International Taxation

Talking about the International Taxation, our firm has a team of specialized members having expertise in International Taxation which includes Transfer Pricing, DTAA (Double Taxation Avoidance Agreements) and others. The International Taxation is a field where the taxing jurisdiction of two countries is involved. It is a study of different tax aspects involving cross – border transactions.

Transfer Pricing (TP): Commercial transactions between the different parts of the multinational groups may not be subject to the same market forces shaping relations between the two independent firms. One party transfers goods or services to another for a price. That price is known as “transfer price”. Basically, transfer price is a price which represents the value of good, or services between independently operating units of an organisation. The expression “Transfer Pricing” refers to prices of transactions between associated enterprises which may take place under conditions differing from those taking place between independent enterprises.

By using Transfer Pricing a corporate can save taxes by taking advantage of difference in tax laws between two countries. It applies to specific transactions such as acquisition of fixed assets, support services, IT services and software development, management and technical service fees etc. Transfer pricing allows for better pricing, higher efficiency and simplicity of the accounting process.

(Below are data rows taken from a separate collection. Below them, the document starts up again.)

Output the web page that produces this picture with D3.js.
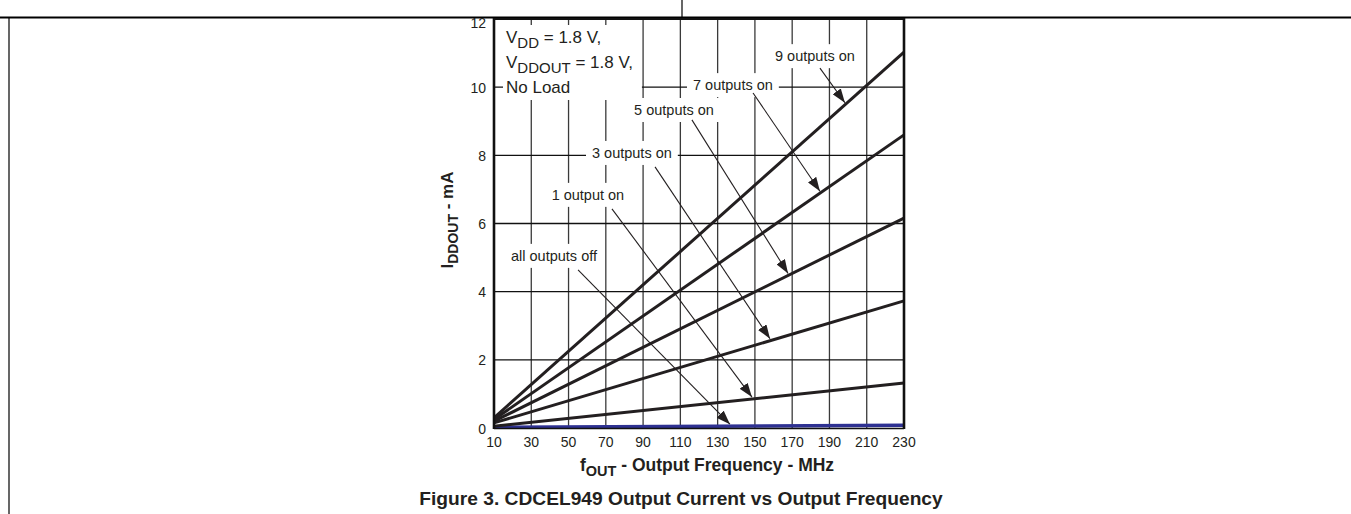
<!DOCTYPE html>
<html>
<head>
<meta charset="utf-8">
<script src="https://cdn.jsdelivr.net/npm/d3@7"></script>
<style>
  html, body { margin: 0; padding: 0; background: #fff; }
  svg { display: block; font-family: "Liberation Sans", Arial, sans-serif; }
</style>
</head>
<body>
<svg id="chart" width="1351" height="514"></svg>
<script>
// values (MHz, mA)
const freqEnds = [10, 230];
const seriesNames = ['all outputs off', '1 output on', '3 outputs on', '5 outputs on', '7 outputs on', '9 outputs on'];
const currentAtLow = [0.02, 0.05, 0.15, 0.2, 0.25, 0.3];
const currentAtHigh = [0.08, 1.32, 3.73, 6.16, 8.6, 11.03];
const xTicks = [10, 30, 50, 70, 90, 110, 130, 150, 170, 190, 210, 230];
const yTicks = [0, 2, 4, 6, 8, 10, 12];

// label anchors and arrow tips, in data units
const labelX = [42.2, 60.4, 84.0, 106.6, 138.2, 182.2];
const labelY = [5.05, 6.84, 8.07, 9.33, 10.06, 10.91];
const arrowFromX = [55.1, 73.3, 96.4, 116.2, 149.0, 184.9];
const arrowFromY = [4.64, 6.43, 7.66, 9.04, 9.83, 10.56];
const arrowToX = [136.6, 148.4, 158.1, 167.8, 184.9, 198.3];

const svg = d3.select('#chart');

// note: "top" is taken by window.top, so use plot* names
const plotLeft = 494, plotRight = 904, plotTop = 19, plotBottom = 428;

const x = d3.scaleLinear().domain([10, 230]).range([plotLeft, plotRight]);
const y = d3.scaleLinear().domain([0, 12]).range([plotBottom, plotTop]);

// page frame bits
svg.append('line').attr('x1', 0).attr('x2', 1351).attr('y1', 17.5).attr('y2', 17.5)
    .attr('stroke', '#000').attr('stroke-width', 2);
svg.append('line').attr('x1', 682).attr('x2', 682).attr('y1', 0).attr('y2', 17)
    .attr('stroke', '#000').attr('stroke-width', 1.2);
svg.append('line').attr('x1', 9).attr('x2', 9).attr('y1', 17).attr('y2', 514)
    .attr('stroke', '#000').attr('stroke-width', 1.2);

const defs = svg.append('defs');
defs.append('marker')
    .attr('id', 'arrow')
    .attr('viewBox', '0 0 14 10')
    .attr('refX', 14).attr('refY', 5)
    .attr('markerWidth', 14).attr('markerHeight', 10)
    .attr('markerUnits', 'userSpaceOnUse')
    .attr('orient', 'auto')
  .append('path')
    .attr('d', 'M0,0 L14,5 L0,10 Z')
    .attr('fill', '#231f20');

// grid
const grid = svg.append('g');
grid.selectAll('.vg')
    .data(xTicks.slice(1, -1))
    .enter().append('line')
        .attr('x1', d => x(d)).attr('x2', d => x(d))
        .attr('y1', plotTop).attr('y2', plotBottom)
        .attr('stroke', '#3a3a3a').attr('stroke-width', 1.3);
grid.selectAll('.hg')
    .data(yTicks.slice(1, -1))
    .enter().append('line')
        .attr('x1', plotLeft).attr('x2', plotRight)
        .attr('y1', d => y(d)).attr('y2', d => y(d))
        .attr('stroke', '#111').attr('stroke-width', 1.3);

// white boxes behind the labels are added after text is measured
const boxLayer = svg.append('g');
const lineLayer = svg.append('g');
const textLayer = svg.append('g');

// condition block
const cond = textLayer.append('g').attr('font-size', 17).attr('fill', '#231f20');
function subText(g, yy, main, sub, rest) {
    let t = g.append('text').attr('x', 506).attr('y', yy);
    t.append('tspan').text(main);
    t.append('tspan').attr('font-size', 15).attr('dy', 5).text(sub);
    t.append('tspan').attr('dy', -5).text(rest);
    return t;
}
subText(cond, 43, 'V', 'DD', ' = 1.8 V,');
subText(cond, 68, 'V', 'DDOUT', ' = 1.8 V,');
cond.append('text').attr('x', 506).attr('y', 93).text('No Load');

let cb = cond.node().getBBox();
boxLayer.append('rect')
    .attr('x', cb.x - 3).attr('y', cb.y - 3)
    .attr('width', cb.width + 12).attr('height', cb.height + 6)
    .attr('fill', '#fff');

// series labels
seriesNames.forEach((name, i) => {
    let t = textLayer.append('text')
        .attr('x', x(labelX[i])).attr('y', y(labelY[i]))
        .attr('text-anchor', 'middle')
        .attr('dominant-baseline', 'central')
        .attr('font-size', 14.5)
        .attr('fill', '#231f20')
        .text(name);
    let b = t.node().getBBox();
    boxLayer.append('rect')
        .attr('x', b.x - 6).attr('y', b.y - 4)
        .attr('width', b.width + 12).attr('height', b.height + 8)
        .attr('fill', '#fff');
});

// series lines
const line = d3.line().x(d => x(d[0])).y(d => y(d[1]));
seriesNames.forEach((name, i) => {
    lineLayer.append('path')
        .datum([[freqEnds[0], currentAtLow[i]], [freqEnds[1], currentAtHigh[i]]])
        .attr('d', line)
        .attr('fill', 'none')
        .attr('stroke', i === 0 ? '#2e3192' : '#231f20')
        .attr('stroke-width', i === 0 ? 3.5 : 3);
});

// arrows
function valueAt(i, f) {
    return currentAtLow[i] + (currentAtHigh[i] - currentAtLow[i]) * (f - freqEnds[0]) / (freqEnds[1] - freqEnds[0]);
}
seriesNames.forEach((name, i) => {
    lineLayer.append('line')
        .attr('x1', x(arrowFromX[i])).attr('y1', y(arrowFromY[i]))
        .attr('x2', x(arrowToX[i])).attr('y2', y(valueAt(i, arrowToX[i])) - 2)
        .attr('stroke', '#231f20').attr('stroke-width', 1.1)
        .attr('marker-end', 'url(#arrow)');
});

// frame
const frame = svg.append('g');
frame.append('line').attr('x1', plotLeft).attr('x2', plotLeft).attr('y1', plotTop - 1).attr('y2', plotBottom + 1)
    .attr('stroke', '#111').attr('stroke-width', 2.6);
frame.append('line').attr('x1', plotRight).attr('x2', plotRight).attr('y1', plotTop - 1).attr('y2', plotBottom + 1)
    .attr('stroke', '#111').attr('stroke-width', 2.6);
frame.append('line').attr('x1', plotLeft).attr('x2', plotRight).attr('y1', plotTop).attr('y2', plotTop)
    .attr('stroke', '#111').attr('stroke-width', 2);
frame.append('line').attr('x1', plotLeft).attr('x2', plotRight).attr('y1', plotBottom + 0.5).attr('y2', plotBottom + 0.5)
    .attr('stroke', '#111').attr('stroke-width', 1.5);

// tick labels (the top one sits just under the page rule)
svg.append('g').selectAll('text')
    .data(yTicks)
    .enter().append('text')
        .attr('x', plotLeft - 8).attr('y', d => Math.max(y(d) + 0.5, plotTop + 4))
        .attr('text-anchor', 'end')
        .attr('dominant-baseline', 'central')
        .attr('font-size', 14)
        .attr('fill', '#231f20')
        .text(d => d);
svg.append('g').selectAll('text')
    .data(xTicks)
    .enter().append('text')
        .attr('x', d => x(d)).attr('y', plotBottom + 19)
        .attr('text-anchor', 'middle')
        .attr('font-size', 14)
        .attr('fill', '#231f20')
        .text(d => d);

// axis titles
const xt = svg.append('text')
    .attr('x', 707).attr('y', 471)
    .attr('text-anchor', 'middle')
    .attr('font-size', 17.5).attr('font-weight', 'bold')
    .attr('fill', '#231f20');
xt.append('tspan').text('f');
xt.append('tspan').attr('font-size', 14.5).attr('dy', 5).text('OUT');
xt.append('tspan').attr('dy', -5).text(' - Output Frequency - MHz');

const yt = svg.append('text')
    .attr('transform', 'translate(453,220) rotate(-90)')
    .attr('text-anchor', 'middle')
    .attr('font-size', 17).attr('font-weight', 'bold')
    .attr('fill', '#231f20');
yt.append('tspan').text('I');
yt.append('tspan').attr('font-size', 14).attr('dy', 5).text('DDOUT');
yt.append('tspan').attr('dy', -5).text(' - mA');

// caption
svg.append('text')
    .attr('x', 681).attr('y', 505)
    .attr('text-anchor', 'middle')
    .attr('font-size', 19.2).attr('font-weight', 'bold')
    .attr('fill', '#231f20')
    .text('Figure 3. CDCEL949 Output Current vs Output Frequency');
</script>
</body>
</html>
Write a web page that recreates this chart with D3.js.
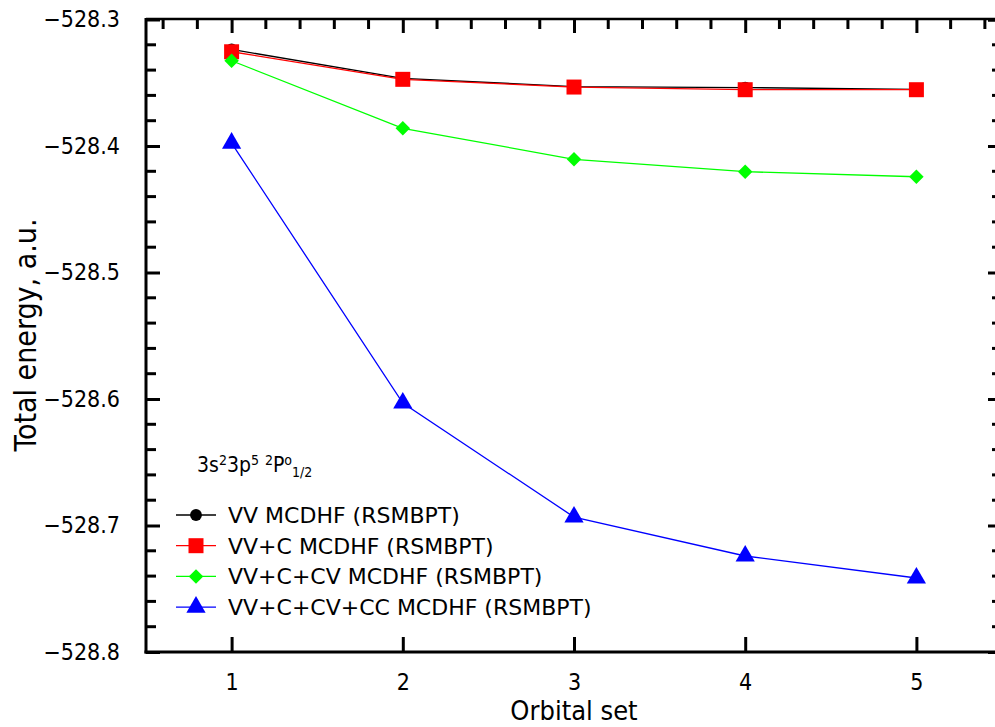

Our expert team provides the following Transfer Pricing (TP) services:

  • Transfer Pricing (TP) Study and Documentation
  • Transfer Pricing (TP) Audit
  • Providing mechanism for correct pricing of goods/services
  • Providing legal advice on tax avoidance while entering international transactions
  • Selecting the appropriate method for computing the arm’s length price
  • Performance Evaluation
  • Compliance of applicable laws
  • Drafting necessary Agreements
  • Preparing Form 3CEB under Income-tax Act, 1961
  • Penalty protection

Double Taxation Avoidance Agreements (DTAA) Double taxation occurs when a taxpayer is subject to comparable tax on the same income or gains in more than one country, which in effect taxes income twice. The Double Tax Avoidance Agreement (DTAA) is a tax treaty signed between two or more countries to help taxpayers avoid paying taxes on the same income twice. It becomes applicable in cases where an individual is a resident of one country but earns income in another country. It is the most common type of international tax agreements.

The primary motive behind the DTAA is to make a country with best investment destination for the businesses by providing them relief on double taxation. India has entered into Double Taxation Avoidance Agreement with more than 80 countries in order to avoid levying taxes twice on the same income.

Our team provides the following services under Double Taxation Avoidance Agreements (DTAA):

  • Examining the taxability under the provisions of the Act
  • Interpretation of DTAA agreement
  • Advisory services
  • Provided relief from double taxation
  • Better tax management services keeping in view the laws of India as well as oversees countries
  • Reducing the hassles for taxpayers by making tax payments more transparent and simplified
  • Providing better clarity regarding the taxation of certain cross border transactions.
  • Examining the remedies available under the domestic laws and international treaties in order to reduce the burden of double taxation and to avoid potential disputes with tax departments.